--- INFORMATION SHOWN ---

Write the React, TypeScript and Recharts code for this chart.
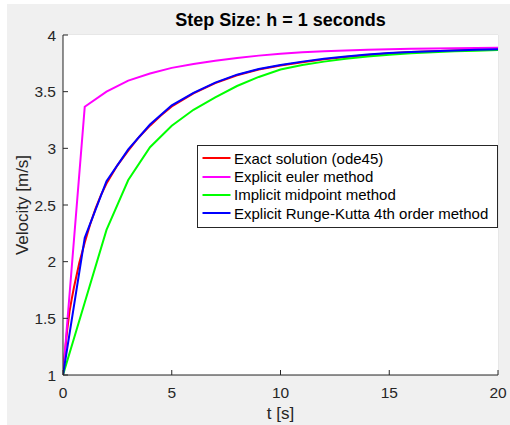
import React from 'react';
import { LineChart, Line, XAxis, YAxis, CartesianGrid, ReferenceArea } from 'recharts';

// Fixed-step solutions (h = 1 s)
const stepTimes = [0, 1, 2, 3, 4, 5, 6, 7, 8, 9, 10, 11, 12, 13, 14, 15, 16, 17, 18, 19, 20];
const eulerVelocity = [1.0, 3.367, 3.5, 3.597, 3.66, 3.71, 3.745, 3.773, 3.797, 3.818, 3.835, 3.847, 3.856, 3.863, 3.869, 3.874, 3.878, 3.881, 3.884, 3.886, 3.888];
const midpointVelocity = [1.0, 1.64, 2.28, 2.72, 3.01, 3.2, 3.34, 3.45, 3.55, 3.63, 3.695, 3.735, 3.765, 3.79, 3.81, 3.826, 3.838, 3.848, 3.856, 3.862, 3.868];
const rk4Velocity = [1.0, 2.21, 2.71, 2.99, 3.21, 3.38, 3.49, 3.58, 3.65, 3.7, 3.735, 3.765, 3.79, 3.81, 3.828, 3.842, 3.85, 3.857, 3.863, 3.869, 3.874];

// Reference solution (adaptive steps)
const ode45Times = [0, 0.1, 0.2, 0.3, 0.4, 0.5, 0.75, 1, 1.25, 1.5, 1.75, 2, 2.5, 3, 3.5, 4, 4.5, 5, 6, 7, 8, 9, 10, 11, 12, 13, 14, 15, 16, 17, 18, 19, 20];
const ode45Velocity = [1.0, 1.22, 1.41, 1.56, 1.67, 1.77, 1.99, 2.17, 2.33, 2.47, 2.59, 2.69, 2.85, 2.98, 3.1, 3.2, 3.29, 3.37, 3.485, 3.575, 3.645, 3.695, 3.73, 3.76, 3.785, 3.806, 3.824, 3.838, 3.849, 3.857, 3.863, 3.868, 3.872];

const xTicks = [0, 5, 10, 15, 20];
const yTicks = [1, 1.5, 2, 2.5, 3, 3.5, 4];

const seriesNames = ['Exact solution (ode45)', 'Explicit euler method', 'Implicit midpoint method', 'Explicit Runge-Kutta 4th order method'];
const seriesColors = ['#ff0000', '#ff00ff', '#00ff00', '#0000ff'];

const titleText = 'Step Size: h = 1 seconds';
const xLabel = 't [s]';
const yLabel = 'Velocity [m/s]';

const toPoints = (ts: number[], vs: number[]) => ts.map((t, i) => ({ t, v: vs[i] }));

const seriesData = [
  toPoints(ode45Times, ode45Velocity),
  toPoints(stepTimes, eulerVelocity),
  toPoints(stepTimes, midpointVelocity),
  toPoints(stepTimes, rk4Velocity),
];

const FONT = '"Liberation Sans", Arial, Helvetica, sans-serif';
const AXIS = '#262626';

const LegendBox = () => (
  <div
    style={{
      position: 'absolute',
      left: 197,
      top: 145,
      width: 301,
      border: `1px solid ${AXIS}`,
      background: '#fff',
      padding: '3px 4px 4px 4px',
      fontFamily: FONT,
      fontSize: 15,
      color: '#000',
      boxSizing: 'border-box',
    }}
  >
    {seriesNames.map((name, i) => (
      <div key={name} style={{ display: 'flex', alignItems: 'center', height: 18.4, whiteSpace: 'nowrap' }}>
        <svg width={29} height={6} style={{ flex: 'none' }}>
          <line x1={0.5} y1={3} x2={28.5} y2={3} stroke={seriesColors[i]} strokeWidth={2} />
        </svg>
        <span style={{ marginLeft: 3 }}>{name}</span>
      </div>
    ))}
  </div>
);

export default function App() {
  return (
    <div style={{ position: 'fixed', left: 0, top: 0, width: 510, height: 425, background: '#ffffff' }}>
      <div style={{ position: 'absolute', left: 7, top: 4, right: 0, bottom: 0, background: '#f0f0f0' }} />
      <div style={{ position: 'absolute', left: 0, top: 0 }}>
        <LineChart width={510} height={425} margin={{ top: 35, right: 12, bottom: 20, left: 13 }}>
          <ReferenceArea x1={0} x2={20} y1={1} y2={4} fill="#ffffff" fillOpacity={1} stroke="none" />
          <CartesianGrid stroke="#dedede" strokeWidth={1} />
          <XAxis
            dataKey="t"
            type="number"
            domain={[0, 20]}
            ticks={xTicks}
            allowDataOverflow
            axisLine={{ stroke: AXIS }}
            tickLine={{ stroke: AXIS }}
            tickSize={-5}
            tickMargin={17}
            height={30}
            tick={{ fill: AXIS, fontSize: 15.5, fontFamily: FONT }}
          />
          <XAxis
            xAxisId="top"
            orientation="top"
            dataKey="t"
            type="number"
            domain={[0, 20]}
            ticks={xTicks}
            axisLine={{ stroke: AXIS }}
            tickLine={{ stroke: AXIS }}
            tickSize={-5}
            tick={false}
            height={0}
          />
          <YAxis
            type="number"
            domain={[1, 4]}
            ticks={yTicks}
            allowDataOverflow
            width={50}
            axisLine={{ stroke: AXIS }}
            tickLine={{ stroke: AXIS }}
            tickSize={-5}
            tickMargin={12}
            tick={{ fill: AXIS, fontSize: 15.5, fontFamily: FONT }}
          />
          <YAxis
            yAxisId="right"
            orientation="right"
            type="number"
            domain={[1, 4]}
            ticks={yTicks}
            width={0}
            axisLine={{ stroke: AXIS }}
            tickLine={{ stroke: AXIS }}
            tickSize={-5}
            tick={false}
          />
          {seriesData.map((d, i) => (
            <Line
              key={seriesNames[i]}
              data={d}
              dataKey="v"
              name={seriesNames[i]}
              type="linear"
              stroke={seriesColors[i]}
              strokeWidth={2}
              dot={false}
              activeDot={false}
              isAnimationActive={false}
            />
          ))}
          <text x={280.5} y={26} textAnchor="middle" fontFamily={FONT} fontSize={18} fontWeight="bold" fill="#000">
            {titleText}
          </text>
          <text x={280.5} y={419} textAnchor="middle" fontFamily={FONT} fontSize={17} fill={AXIS}>
            {xLabel}
          </text>
          <text
            x={22}
            y={205}
            transform="rotate(-90, 22, 205)"
            textAnchor="middle"
            dominantBaseline="central"
            fontFamily={FONT}
            fontSize={17}
            fill={AXIS}
          >
            {yLabel}
          </text>
        </LineChart>
      </div>
      <LegendBox />
    </div>
  );
}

---

- _GIVEN TASK_
Restate only the lines running from the start of the material above through the line containing "YAxis, CartesianGrid, ReferenceArea", ends included. No pictures.

- _EXERCISE ANSWER_
Write the React, TypeScript and Recharts code for this chart.
import React from 'react';
import { LineChart, Line, XAxis, YAxis, CartesianGrid, ReferenceArea } from 'recharts';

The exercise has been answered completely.